> Supplied information:
* * * * * * * * *

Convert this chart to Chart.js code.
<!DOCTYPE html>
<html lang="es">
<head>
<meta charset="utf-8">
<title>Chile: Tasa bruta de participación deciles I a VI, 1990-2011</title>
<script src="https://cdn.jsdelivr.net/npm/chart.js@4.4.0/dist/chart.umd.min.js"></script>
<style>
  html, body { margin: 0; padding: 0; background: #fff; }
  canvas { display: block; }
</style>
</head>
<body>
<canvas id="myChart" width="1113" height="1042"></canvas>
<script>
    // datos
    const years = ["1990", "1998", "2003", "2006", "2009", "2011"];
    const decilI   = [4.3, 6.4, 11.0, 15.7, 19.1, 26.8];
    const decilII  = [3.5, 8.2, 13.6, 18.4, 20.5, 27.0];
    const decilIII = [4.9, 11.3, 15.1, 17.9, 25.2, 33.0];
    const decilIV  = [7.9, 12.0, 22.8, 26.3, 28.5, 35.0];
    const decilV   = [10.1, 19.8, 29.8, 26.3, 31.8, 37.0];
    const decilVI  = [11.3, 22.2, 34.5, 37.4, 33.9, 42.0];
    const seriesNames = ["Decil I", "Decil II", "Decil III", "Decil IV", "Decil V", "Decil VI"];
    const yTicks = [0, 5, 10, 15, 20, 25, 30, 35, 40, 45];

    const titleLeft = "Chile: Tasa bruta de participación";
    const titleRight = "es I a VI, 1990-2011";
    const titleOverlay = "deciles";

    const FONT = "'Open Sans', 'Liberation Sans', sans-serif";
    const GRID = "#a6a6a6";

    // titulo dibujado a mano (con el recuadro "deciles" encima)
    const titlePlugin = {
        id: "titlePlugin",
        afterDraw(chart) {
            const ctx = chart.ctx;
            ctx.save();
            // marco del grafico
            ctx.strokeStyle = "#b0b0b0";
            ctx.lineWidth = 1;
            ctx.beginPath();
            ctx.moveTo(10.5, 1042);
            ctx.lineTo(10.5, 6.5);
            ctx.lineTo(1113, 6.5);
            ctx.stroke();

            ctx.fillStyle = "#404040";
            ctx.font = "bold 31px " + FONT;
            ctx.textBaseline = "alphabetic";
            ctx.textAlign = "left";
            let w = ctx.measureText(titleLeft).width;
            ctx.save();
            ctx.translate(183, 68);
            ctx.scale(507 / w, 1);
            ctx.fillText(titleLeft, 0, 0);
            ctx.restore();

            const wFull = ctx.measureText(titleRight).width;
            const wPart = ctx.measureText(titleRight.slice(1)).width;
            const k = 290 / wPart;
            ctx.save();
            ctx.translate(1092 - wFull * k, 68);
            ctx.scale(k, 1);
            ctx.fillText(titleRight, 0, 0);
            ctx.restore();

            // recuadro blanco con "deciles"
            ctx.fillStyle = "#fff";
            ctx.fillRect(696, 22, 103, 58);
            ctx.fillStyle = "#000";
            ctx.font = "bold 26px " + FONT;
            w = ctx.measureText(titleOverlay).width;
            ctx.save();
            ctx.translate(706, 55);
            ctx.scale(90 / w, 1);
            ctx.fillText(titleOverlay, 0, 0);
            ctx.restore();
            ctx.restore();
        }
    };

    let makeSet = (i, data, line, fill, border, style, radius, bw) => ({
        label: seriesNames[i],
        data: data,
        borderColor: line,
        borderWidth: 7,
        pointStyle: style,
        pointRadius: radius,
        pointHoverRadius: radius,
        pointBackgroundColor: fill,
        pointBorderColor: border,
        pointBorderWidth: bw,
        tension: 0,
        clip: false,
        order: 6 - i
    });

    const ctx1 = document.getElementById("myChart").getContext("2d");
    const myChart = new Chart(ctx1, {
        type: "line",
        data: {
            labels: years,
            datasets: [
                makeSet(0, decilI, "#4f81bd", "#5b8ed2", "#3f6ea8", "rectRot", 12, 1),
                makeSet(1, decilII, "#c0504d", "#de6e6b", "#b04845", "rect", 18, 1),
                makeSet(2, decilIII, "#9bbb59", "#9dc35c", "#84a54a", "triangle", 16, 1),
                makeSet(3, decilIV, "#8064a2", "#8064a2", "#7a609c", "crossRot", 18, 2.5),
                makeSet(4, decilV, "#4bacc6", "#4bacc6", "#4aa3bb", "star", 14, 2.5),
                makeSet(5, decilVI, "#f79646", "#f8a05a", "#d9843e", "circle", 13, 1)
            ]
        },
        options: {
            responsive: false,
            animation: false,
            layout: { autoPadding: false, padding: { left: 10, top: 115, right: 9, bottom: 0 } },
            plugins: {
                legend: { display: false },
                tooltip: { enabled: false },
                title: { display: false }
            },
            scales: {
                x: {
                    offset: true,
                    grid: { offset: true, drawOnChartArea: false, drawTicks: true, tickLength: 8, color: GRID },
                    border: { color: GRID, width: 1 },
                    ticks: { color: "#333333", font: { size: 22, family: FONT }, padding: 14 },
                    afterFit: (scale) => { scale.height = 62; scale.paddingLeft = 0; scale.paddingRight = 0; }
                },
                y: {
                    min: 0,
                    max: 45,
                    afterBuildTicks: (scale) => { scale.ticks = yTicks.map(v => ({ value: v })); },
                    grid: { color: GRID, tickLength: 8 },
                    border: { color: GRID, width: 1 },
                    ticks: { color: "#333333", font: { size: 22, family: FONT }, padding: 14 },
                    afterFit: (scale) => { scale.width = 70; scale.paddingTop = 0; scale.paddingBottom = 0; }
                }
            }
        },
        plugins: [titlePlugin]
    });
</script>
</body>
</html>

* * * * * * * * *

> Exercise:
Output the lines above verbatim and in full.

> Problem solution:
Convert this chart to Chart.js code.
<!DOCTYPE html>
<html lang="es">
<head>
<meta charset="utf-8">
<title>Chile: Tasa bruta de participación deciles I a VI, 1990-2011</title>
<script src="https://cdn.jsdelivr.net/npm/chart.js@4.4.0/dist/chart.umd.min.js"></script>
<style>
  html, body { margin: 0; padding: 0; background: #fff; }
  canvas { display: block; }
</style>
</head>
<body>
<canvas id="myChart" width="1113" height="1042"></canvas>
<script>
    // datos
    const years = ["1990", "1998", "2003", "2006", "2009", "2011"];
    const decilI   = [4.3, 6.4, 11.0, 15.7, 19.1, 26.8];
    const decilII  = [3.5, 8.2, 13.6, 18.4, 20.5, 27.0];
    const decilIII = [4.9, 11.3, 15.1, 17.9, 25.2, 33.0];
    const decilIV  = [7.9, 12.0, 22.8, 26.3, 28.5, 35.0];
    const decilV   = [10.1, 19.8, 29.8, 26.3, 31.8, 37.0];
    const decilVI  = [11.3, 22.2, 34.5, 37.4, 33.9, 42.0];
    const seriesNames = ["Decil I", "Decil II", "Decil III", "Decil IV", "Decil V", "Decil VI"];
    const yTicks = [0, 5, 10, 15, 20, 25, 30, 35, 40, 45];

    const titleLeft = "Chile: Tasa bruta de participación";
    const titleRight = "es I a VI, 1990-2011";
    const titleOverlay = "deciles";

    const FONT = "'Open Sans', 'Liberation Sans', sans-serif";
    const GRID = "#a6a6a6";

    // titulo dibujado a mano (con el recuadro "deciles" encima)
    const titlePlugin = {
        id: "titlePlugin",
        afterDraw(chart) {
            const ctx = chart.ctx;
            ctx.save();
            // marco del grafico
            ctx.strokeStyle = "#b0b0b0";
            ctx.lineWidth = 1;
            ctx.beginPath();
            ctx.moveTo(10.5, 1042);
            ctx.lineTo(10.5, 6.5);
            ctx.lineTo(1113, 6.5);
            ctx.stroke();

            ctx.fillStyle = "#404040";
            ctx.font = "bold 31px " + FONT;
            ctx.textBaseline = "alphabetic";
            ctx.textAlign = "left";
            let w = ctx.measureText(titleLeft).width;
            ctx.save();
            ctx.translate(183, 68);
            ctx.scale(507 / w, 1);
            ctx.fillText(titleLeft, 0, 0);
            ctx.restore();

            const wFull = ctx.measureText(titleRight).width;
            const wPart = ctx.measureText(titleRight.slice(1)).width;
            const k = 290 / wPart;
            ctx.save();
            ctx.translate(1092 - wFull * k, 68);
            ctx.scale(k, 1);
            ctx.fillText(titleRight, 0, 0);
            ctx.restore();

            // recuadro blanco con "deciles"
            ctx.fillStyle = "#fff";
            ctx.fillRect(696, 22, 103, 58);
            ctx.fillStyle = "#000";
            ctx.font = "bold 26px " + FONT;
            w = ctx.measureText(titleOverlay).width;
            ctx.save();
            ctx.translate(706, 55);
            ctx.scale(90 / w, 1);
            ctx.fillText(titleOverlay, 0, 0);
            ctx.restore();
            ctx.restore();
        }
    };

    let makeSet = (i, data, line, fill, border, style, radius, bw) => ({
        label: seriesNames[i],
        data: data,
        borderColor: line,
        borderWidth: 7,
        pointStyle: style,
        pointRadius: radius,
        pointHoverRadius: radius,
        pointBackgroundColor: fill,
        pointBorderColor: border,
        pointBorderWidth: bw,
        tension: 0,
        clip: false,
        order: 6 - i
    });

    const ctx1 = document.getElementById("myChart").getContext("2d");
    const myChart = new Chart(ctx1, {
        type: "line",
        data: {
            labels: years,
            datasets: [
                makeSet(0, decilI, "#4f81bd", "#5b8ed2", "#3f6ea8", "rectRot", 12, 1),
                makeSet(1, decilII, "#c0504d", "#de6e6b", "#b04845", "rect", 18, 1),
                makeSet(2, decilIII, "#9bbb59", "#9dc35c", "#84a54a", "triangle", 16, 1),
                makeSet(3, decilIV, "#8064a2", "#8064a2", "#7a609c", "crossRot", 18, 2.5),
                makeSet(4, decilV, "#4bacc6", "#4bacc6", "#4aa3bb", "star", 14, 2.5),
                makeSet(5, decilVI, "#f79646", "#f8a05a", "#d9843e", "circle", 13, 1)
            ]
        },
        options: {
            responsive: false,
            animation: false,
            layout: { autoPadding: false, padding: { left: 10, top: 115, right: 9, bottom: 0 } },
            plugins: {
                legend: { display: false },
                tooltip: { enabled: false },
                title: { display: false }
            },
            scales: {
                x: {
                    offset: true,
                    grid: { offset: true, drawOnChartArea: false, drawTicks: true, tickLength: 8, color: GRID },
                    border: { color: GRID, width: 1 },
                    ticks: { color: "#333333", font: { size: 22, family: FONT }, padding: 14 },
                    afterFit: (scale) => { scale.height = 62; scale.paddingLeft = 0; scale.paddingRight = 0; }
                },
                y: {
                    min: 0,
                    max: 45,
                    afterBuildTicks: (scale) => { scale.ticks = yTicks.map(v => ({ value: v })); },
                    grid: { color: GRID, tickLength: 8 },
                    border: { color: GRID, width: 1 },
                    ticks: { color: "#333333", font: { size: 22, family: FONT }, padding: 14 },
                    afterFit: (scale) => { scale.width = 70; scale.paddingTop = 0; scale.paddingBottom = 0; }
                }
            }
        },
        plugins: [titlePlugin]
    });
</script>
</body>
</html>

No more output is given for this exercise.